The extracellular products of Dermatophilus have proteolytic activities,²⁸ including the ability to digest keratin, which could play an important role in the establishment of the infection.^29,³⁰ Zoospores are the most likely source of extracellular proteases, and their ability to function at a wide pH range enables the bacterium to adjust to the pH variations of inflamed skin.³⁰ Because the stratum corneum is filled with lipids and proteins,³¹ it is reasonable to speculate that D. congolensis may use lipases and proteases to penetrate this barrier. Proteases may have a role in acquisition of nutrients and may initiate or inactivate host inflammatory protease cascades or cytokines.

Skin Trauma and Insects

Dermatophilus is unable to infect intact skin but can readily infect traumatized skin.³² Various insects and ticks play a role as vectors for the transmission of Dermatophilus and as causes of trauma, which makes the skin more susceptible to the infection.^33,³⁴ The inflammatory response triggered by biting flies provides a suitable growth medium for Dermatophilus.

Climatic Conditions and Host Factors

Moisture causes the release of infective zoospores of D. congolensis,¹ with resultant increased incidence of this disease during wet seasons and heavy rainfall.^9,^32,^35,³⁶ Rainfall contributes to the infection in several ways, such as increasing the population of hematophagous flies, which cause skin damage and initiate inflammation at feeding sites, and contributing to maceration, which decreases the barrier function of skin. Increased temperature and humidity have been hypothesized to play a role as well. Zoospores are attracted by low concentrations of carbon dioxide and repelled by high concentrations.³⁷

Host factors that influence susceptibility to infection include poor body condition, malnutrition,³⁸^–⁴⁰ stressful conditions, and glucocorticoids.⁴¹ Resistance in some animals may have a genetic component and appears to be associated with major histocompatibility complex (MHC) haplotypes and variation in serine composition.^37,⁴²

Immune Responses to Dermatophilus

Both humoral and cell-mediated responses are triggered by infection with D. congolensis.⁴³^–⁴⁷ Resistance to infection may be related to antibody production,⁴⁸ T-cell activation,⁴⁹ and nonspecific immune mechanisms, such as epidermal hyperproliferation and neutrophil chemotaxis.⁵⁰^–⁵² Several reports, however, indicate that no correlation exists between serum antibodies and resistance^53,⁵⁴ Therefore, it is likely that location of antibodies may be more important than serum titers.

As the hyphae of D. congolensis spread in the epidermis, antigens are released that are captured by Langerhans’ cells and presented to T cells at the site of infection.
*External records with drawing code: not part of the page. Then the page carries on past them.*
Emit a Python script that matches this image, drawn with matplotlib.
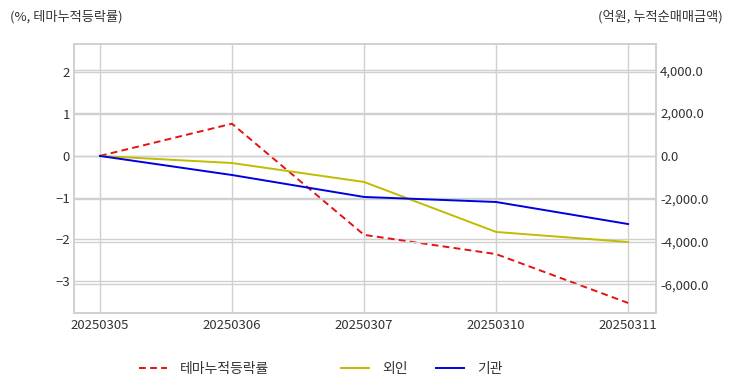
import matplotlib.pyplot as plt
from matplotlib.ticker import FuncFormatter

plt.rcParams['font.family'] = ['Noto Sans CJK KR', 'DejaVu Sans']

dates = ["20250305", "20250306", "20250307", "20250310", "20250311"]
theme_rate = [0.0, 0.77, -1.89, -2.35, -3.52]      # %, left axis
foreign = [0.0, -330, -1215, -3550, -4020]         # 억원, right axis
institution = [0.0, -890, -1915, -2150, -3180]     # 억원, right axis

left_ticks = [-3, -2, -1, 0, 1, 2]
right_ticks = [-6000, -4000, -2000, 0, 2000, 4000]

grid_c = "#d0d0d0"
text_c = "#333333"

fig = plt.figure(figsize=(7.32, 3.92), dpi=100)
ax = fig.add_axes([0.101, 0.2015, 0.795, 0.6865])
ax2 = ax.twinx()

x = range(len(dates))
l1, = ax.plot(x, theme_rate, color="#e81010", lw=1.4, ls=(0, (3.5, 2.2)), label="테마누적등락률")
l2, = ax2.plot(x, foreign, color="#c0bc00", lw=1.4, label="외인")
l3, = ax2.plot(x, institution, color="#0000e0", lw=1.4, label="기관")

ax.set_xlim(-0.197, 4.21)
ax.set_ylim(-3.76, 2.68)
ax2.set_ylim(-7336, 5234)

ax.set_xticks(list(x))
ax.set_xticklabels(dates)
ax.set_yticks(left_ticks)
ax2.set_yticks(right_ticks)
ax2.yaxis.set_major_formatter(FuncFormatter(lambda v, p: f"{v:,.1f}"))

ax.grid(True, color=grid_c, lw=1)
ax2.grid(True, axis="y", color=grid_c, lw=1)
ax.set_axisbelow(True)

for a in (ax, ax2):
    a.tick_params(length=0, labelsize=9.5, labelcolor=text_c, pad=3)
    for s in a.spines.values():
        s.set_color(grid_c)
        s.set_linewidth(1.2)
ax.tick_params(axis="x", pad=4)

fig.text(0.013, 0.958, "(%, 테마누적등락률)", fontsize=9.5, color=text_c, ha="left", va="center")
fig.text(0.987, 0.958, "(억원, 누적순매매금액)", fontsize=9.5, color=text_c, ha="right", va="center")

# legend entries placed individually (unequal spacing in the reference)
for h, xpos in zip([l1, l2, l3], [139, 341, 436]):
    fig.legend(handles=[h], loc="center left", bbox_to_anchor=(xpos / 732, 0.0587),
               frameon=False, fontsize=10, handlelength=2.0, handletextpad=0.95,
               borderpad=0, borderaxespad=0, labelcolor=text_c)

fig.savefig("out.png", dpi=100)
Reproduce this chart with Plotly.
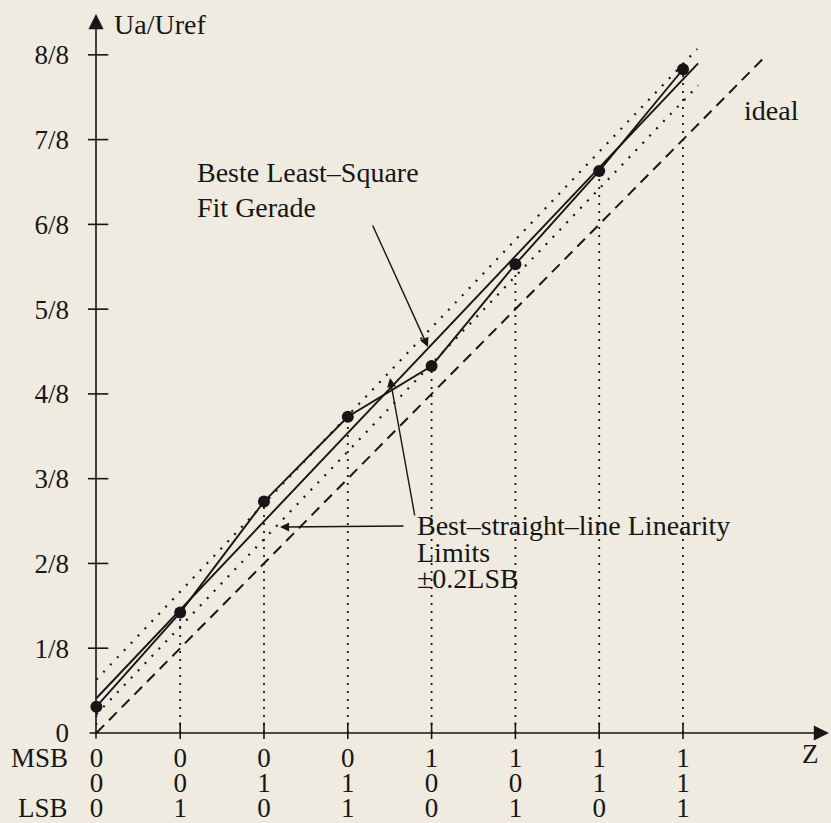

Dense accumulations of mononuclear cells are found in infected skin. Chronic lesions contain both CD4+ and CD8+ T lymphocytes in equal proportions, whereas acute lesions on their way to resolution contain primarily CD4+ T cells.⁵⁵ Cytokines secreted by T cells may be responsible for epidermal proliferation.

CLINICAL FINDINGS

The clinical features of dermatophilosis are fairly characteristic.⁵⁶ The primary lesions are papules, which mature into pustules. Because pustules are transient, only epidermal collarettes and areas of focal alopecia are often seen (Fig. 31-1). Lesions easily become exudative, and hairs are matted together to form thick crusts in which the hairs are embedded⁵⁷ (Fig. 31-2). When crusts are removed, the underlying skin is often eroded, painful, and prone to bleeding (Fig. 31-3). Purulent exudate may be observed in active lesions, whereas chronic lesions tend to have dry crusts with more diffuse scaling and alopecia (Figs. 31-4 and 31-5).